Archive for November, 2016

Wuxi and Nanxun

Tuesday, November 8th, 2016

China certainly does things on a gargantuan scale – and nowhere is that more apparent than in newly-developed tourist attractions. New AAAAA (i.e., Five A) tourist sites have been developed over recent years….. and Nanjing University graciously decided to treat their international faculty in a corresponding manner on a recent October weekend. We stayed in five-star hotels in Wuxi and Nanxun, visiting some quite amazing ‘hyper-reality’ locations – as well as more sedate traditional fare.

The first stop was in Wuxi, an ancient city located on Lake Tai (Taihu) – one of China’s largest freshwater lakes. I’ve written about the lake’s pollution concerns in a previous posting, but this visit included a stop at design and textile schools at Jiangnan University, and then a trip to the huge 100+ acre CCTV Wuxi Movie & TV theme park/studio. That site was built in 1987 to film the 84-episode historical television series Romance of the Three Kingdoms, a series based upon my very favorite Chinese novel — I even use it in my air pollution classes [please drop a note, and I’ll send you the article]. The waterfront site is used for other TV and movie productions as well, and while the Wu king’s palace certainly has no historical significance – the vast scale & ambiance of the place certainly made the visit a lot of fun.

Lao Tzu at San Shan Dao

The next morning brought a visit to Yuantouzhu (Turtle Head Peninsula), a scenic area built up by wealthy Wuxi industrialists at the turn of the previous century…. and a boat ride over to San Shan Dao, a set of islands in Tai Lake with temples, teahouses and a huge stone stature of Lao Tze (the founder of Taoism). I had shown a rather coarse statue of him in a previous Peking U. posting—but this one was much more conventional, and certainly more in line with the natural and scenic setting of the island.

Lingshan Grand Buddha

Next up was another new – and quite overwhelming – religious site. Built two decades ago, the bronze Lingshan Grand Buddha is just that – 288 feet (88 m) tall, and towering over the nearby landscape. (By way of comparison, the copper Statue of Liberty is 151 feet [46 m] tall.) Near the base of the statue – and following a loud musical crescendo — six lotus petals bloom in the middle of Nine Dragon Fountain, and a 24 foot (7.2 m) golden Buddha arises in the middle of a water cannon show every bit as dramatic as comparable displays in Las Vegas.

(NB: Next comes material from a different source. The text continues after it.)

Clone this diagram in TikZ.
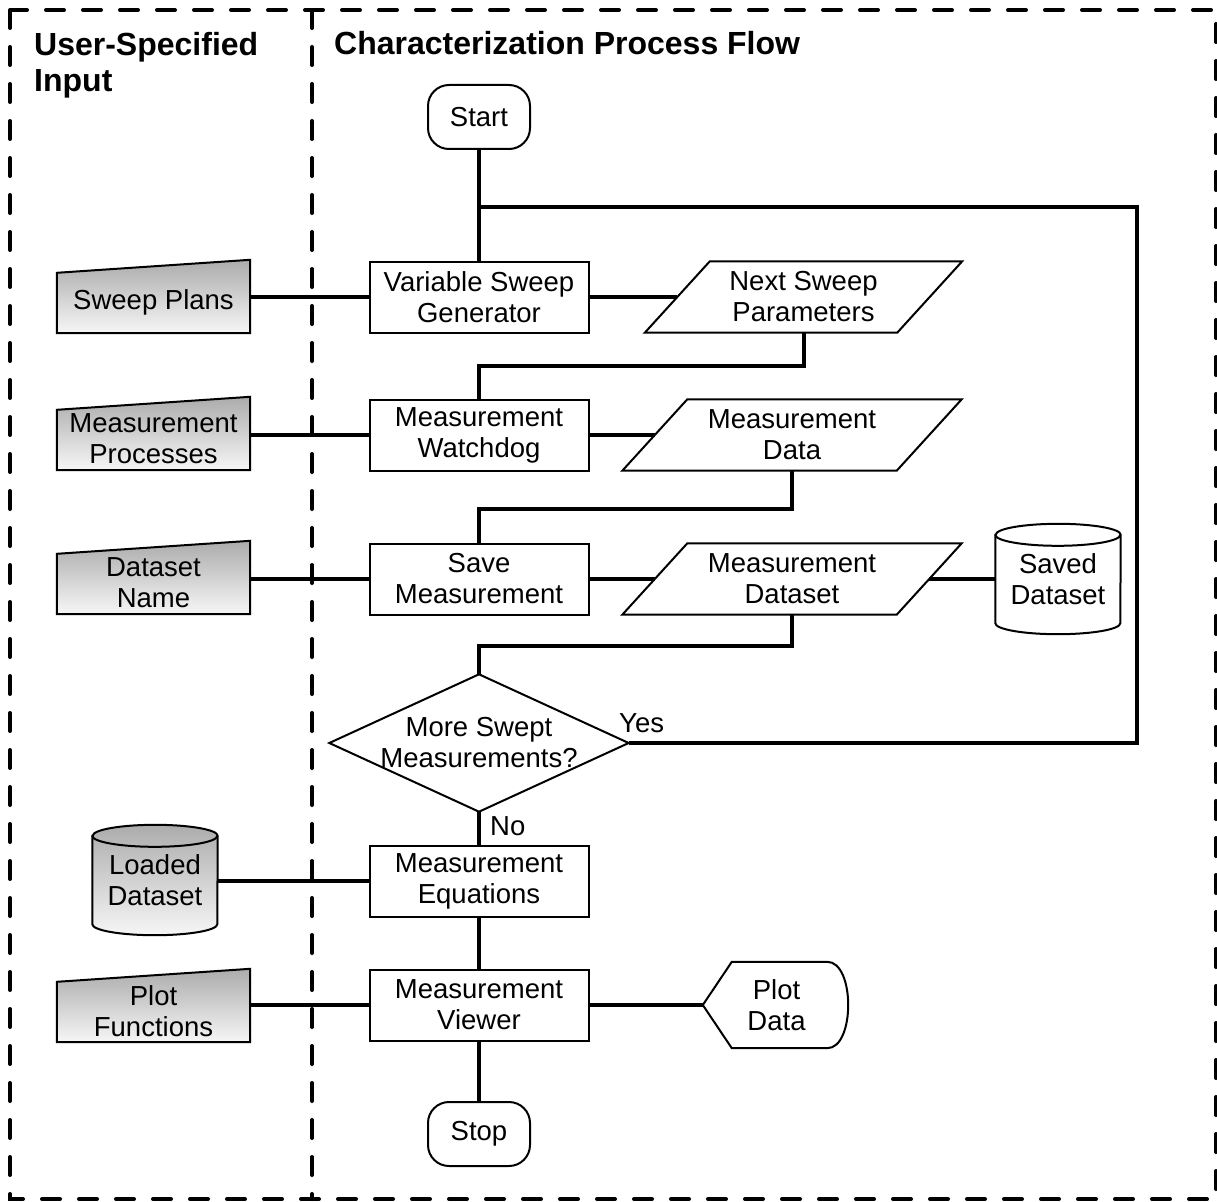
\documentclass[tikz,border=0pt]{standalone}
\usepackage{fontspec}
\setmainfont{Liberation Sans}
\usetikzlibrary{calc,backgrounds}
\definecolor{shtop}{RGB}{172,172,172}
\definecolor{shbot}{RGB}{246,246,246}

\begin{document}
\begin{tikzpicture}[x=1pt,y=-1pt,
  every node/.style={font=\fontsize{27.5}{31}\selectfont, align=center, inner sep=0pt},
  header/.style={font=\bfseries\fontsize{32}{36}\selectfont, align=left, anchor=base west},
  proc/.style={draw, line width=2pt, minimum width=219pt, minimum height=71pt},
  term/.style={draw, line width=2pt, rounded corners=21pt, minimum width=102pt, minimum height=64pt},
  iobox/.style={minimum width=#1, minimum height=71pt},
  manin/.style={minimum width=193pt, minimum height=62pt},
  cyl/.style={minimum width=125pt, minimum height=110pt},
  outline/.style={draw, line width=2pt, line join=miter},
  inshade/.style={top color=shtop, bottom color=shbot},
  link/.style={line width=4pt},
  frame/.style={line width=4pt, dash pattern=on 18pt off 19pt, line cap=round},
  lbl/.style={anchor=base west}
]
\useasboundingbox (0,0) rectangle (1217,1201);

% lane frame and divider
\draw[frame] (10,10) rectangle (1216,1199);
\draw[frame] (312,10) -- (312,1199);

% lane headings
\node[header] (h1) at (34,92) {User-Specified\\Input};
\node[header] (h2) at (334,55) {Characterization Process Flow};

% terminals
\node[term] (start) at (479,117) {Start};
\node[term] (stop) at (479,1134) {Stop};

% process steps
\node[proc] (vsg) at (479,297) {Variable Sweep\\Generator};
\node[proc] (mw)  at (479,435) {Measurement\\Watchdog};
\node[proc] (sm)  at (479,579) {Save\\Measurement};
\node[proc] (meq) at (479,881) {Measurement\\Equations};
\node[proc] (mv)  at (479,1005) {Measurement\\Viewer};

% data (parallelograms)
\node[iobox=252pt] (nsp) at (803.5,297) {Next Sweep\\Parameters};
\node[iobox=274pt] (md)  at (792,435) {Measurement\\Data};
\node[iobox=274pt] (mds) at (792,579) {Measurement\\Dataset};

% decision
\node[minimum width=299pt, minimum height=137pt] (dec) at (479,743) {More Swept\\Measurements?};
\node[lbl] (yes) at (619,732) {Yes};
\node[lbl] (no) at (490,835) {No};

% stored data
\node[cyl] (sd) at (1058,579) {Saved\\Dataset};
\node[cyl] (ld) at (155,880) {Loaded\\Dataset};

% display
\node[minimum width=145pt, minimum height=86pt] (pd) at (775.5,1005) {\hspace*{2pt}Plot\\\hspace*{2pt}Data};

% user inputs (manual input shapes)
\node[manin] (sp)  at (153.5,302) {Sweep Plans};
\node[manin] (mpr) at (153.5,439) {Measurement\\Processes};
\node[manin] (dn)  at (153.5,583) {Dataset\\Name};
\node[manin] (pf)  at (153.5,1011) {Plot\\Functions};

% loop-back corner points
\coordinate (loop) at (1137,207);
\coordinate (join) at (479,207);

% outlines drawn behind the labels
\begin{scope}[on background layer]
  \fill[white] (0,0) rectangle (1217,1201);
  \foreach \n in {nsp,md,mds}{
    \path[outline, fill=white] ([xshift=-32.5pt]\n.south west) -- ([xshift=-32.5pt]\n.south east)
      -- ([xshift=32.5pt]\n.north east) -- ([xshift=32.5pt]\n.north west) -- cycle;
  }
  \path[outline, fill=white] (dec.north) -- (dec.east) -- (dec.south) -- (dec.west) -- cycle;
  \foreach \n in {sp,mpr,dn,pf}{
    \path[outline, inshade] ([yshift=-2pt]\n.north west) -- ([yshift=11pt]\n.north east)
      -- (\n.south east) -- (\n.south west) -- cycle;
  }
  % cylinders
  \path[outline, fill=white] ([yshift=-11pt]sd.north west) -- ([yshift=11pt]sd.south west)
    arc[start angle=180, end angle=360, x radius=62.5pt, y radius=11pt]
    -- ([yshift=-11pt]sd.north east)
    arc[start angle=0, end angle=180, x radius=62.5pt, y radius=11pt] -- cycle;
  \draw[line width=2pt] ([yshift=-11pt]sd.north west)
    arc[start angle=180, end angle=360, x radius=62.5pt, y radius=11pt];
  \path[outline, inshade] ([yshift=-11pt]ld.north west) -- ([yshift=11pt]ld.south west)
    arc[start angle=180, end angle=360, x radius=62.5pt, y radius=11pt]
    -- ([yshift=-11pt]ld.north east)
    arc[start angle=0, end angle=180, x radius=62.5pt, y radius=11pt] -- cycle;
  \draw[line width=2pt] ([yshift=-11pt]ld.north west)
    arc[start angle=180, end angle=360, x radius=62.5pt, y radius=11pt];
  % display shape
  \path[outline, fill=white] (pd.west) -- ([xshift=29pt]pd.north west) -- ([xshift=-21pt]pd.north east)
    .. controls ([xshift=7pt]pd.north east) and ([xshift=7pt]pd.south east) .. ([xshift=-21pt]pd.south east)
    -- ([xshift=29pt]pd.south west) -- cycle;
\end{scope}

% main flow
\draw[link] (start.south) -- (vsg.north);
\draw[link] (vsg.east) -- (nsp.west);
\draw[link] (nsp.south) -- ++(0pt,-33pt) -| (mw.north);
\draw[link] (mw.east) -- (md.west);
\draw[link] (md.south) -- ++(0pt,-38pt) -| (sm.north);
\draw[link] (sm.east) -- (mds.west);
\draw[link] (mds.east) -- (mds.east -| sd.west);
\draw[link] (mds.south) -- ++(0pt,-31pt) -| (dec.north);
\draw[link] (dec.east) -| (loop) -- (join);
\draw[link] (dec.south) -- (meq.north);
\draw[link] (meq.south) -- (mv.north);
\draw[link] (mv.east) -- (pd.west);
\draw[link] (mv.south) -- (stop.north);

% user inputs feeding the flow
\draw[link] (sp.east |- vsg.west) -- (vsg.west);
\draw[link] (mpr.east |- mw.west) -- (mw.west);
\draw[link] (dn.east |- sm.west) -- (sm.west);
\draw[link] (ld.east |- meq.west) -- (meq.west);
\draw[link] (pf.east |- mv.west) -- (mv.west);
\end{tikzpicture}
\end{document}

The final stop was the ancient town of Nanxun, a more rustic, Venetian-type landscape, with canals and waterways linked to China’s Grand Canal. It became well known for its silk industry during the Southern Song Dynasty (13th century), and was later an important commodity hub during the Ming and Qing dynasties. Its narrow lanes, old houses, arched bridges & waterways made for a very pleasant Sunday morning stroll – & the end of a delightful weekend getaway.

Nanxun waterway

China, 1945

Tuesday, November 8th, 2016

We’ve had a number of distinguished speakers at HNC since our Fall semester started (including U.S. Supreme Court Justice Samuel Alito and U.S. Ambassador to China Max Baucus) – but one of the more interesting ones was Terry Lautz, an U.S.-China expert and former V.P. of the Henry Luce Foundation who is now at Syracuse University. Lautz recently authored a book about John Birch — a name I remember well from my childhood, since the John Birch Society was a strong anti-communist, right-wing political organization active in the U.S. in the 1950s and early 1960s. Birch himself was a Baptist missionary in China who became a soldier — and unfortunately became the first American killed by Communists immediately after the war with Japan had ended.

Lautz suggests that there was plenty of blame on both sides for that fatal incident – Birch probably suffered from what today would be called PTSD, and his actions were not necessarily appropriate given the situation…. but Communist soldiers also over-reacted. His name was subsequently adopted by an organization which became synonymous with right-wing extremism – but Lautz makes the case in his book that Birch himself probably wouldn’t have become a member.

A couple of other books similarly document that fascinating transition period – China, 1945. Richard Bernstein, a former New York Times reporter, has written one with just such a title. It’s a very detailed and even-handed description of the complicated political period at the end of World War II, as U.S. and Soviet allies maneuvered into a new adversarial face-off…. with China one very important playing field in a complicated world-wide strategic game. Another book, The China Mirage by James Bradley, covers a longer historical period – but shows how Chiang Kai-Shek’s ‘China Lobby’ was able to build upon American misperceptions about the country (fostered by Christian missionaries, Henry Luce’s media empire, and simple naïve idealism) to support a corrupt and very unpopular political regime. Critics have noted that Bradley’s book makes it seem that all major decisions about China’s domestic situation were made in Washington – certainly an unwarranted overstretch. But the book is absorbing and very well-written…. and another window onto a complicated and extremely interesting place and time.